Does Financial Openness Affect Economic Growth in Asian Economies? A Case Study in Selected Asian Economies, 1980-2010

Hsinrong P. WEI


In recent decades, financial liberalization has been one of the most important strategies for Asian countries to promote growth. However, debate emerges following several financial crises on whether liberalizing financial markets and allowing for free access to international capital markets, would benefit or impede economic development. The objective of this study is to examine the impact of financial openness on select seventeen Asian economies and answer the three questions: 1. Is there any linkage between financial openness and economic growth for these seventeen Asian countries? 2. Does any of the financial openness pose positive or negative effects? 3. If no direct impact revealed, can financial openness still have growth effect under certain fundamental or institutional conditions?
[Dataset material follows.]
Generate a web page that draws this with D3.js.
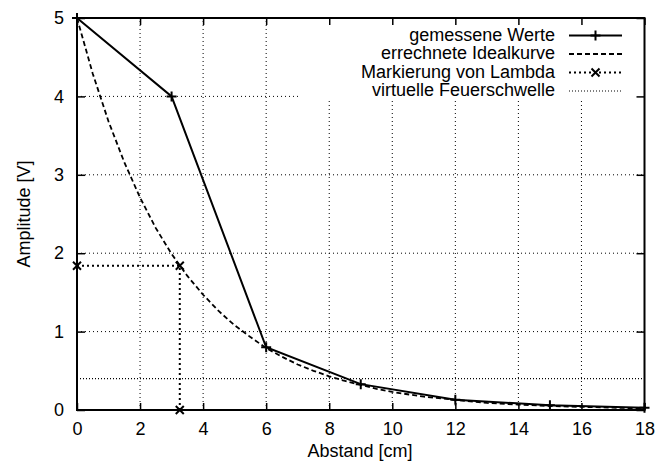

Our main findings are as follows: 1. By employing both de jure and de facto indicators of financial openness, our empirical results indicate that the de facto indicators are associated with growth of Asian economies but de jure indicator does not show statistically significant impact on growth across three methodologies. 2.Furthermore, these growth effects vary among the de facto indicators. According to our empirical results, out of the four de facto financial openness measurements, only one of them, foreign direct investment inflows, influences growth positively whereas three other measures, including foreign direct investment outflows, portfolio investment inflows and outflows exert negative impact on growth. In terms of the view that the growth effect of the financial openness depends on macroeconomic foundations or institutional conditions of an economy, our findings do not support this view due to the estimation results are not robust across five financial openness proxies.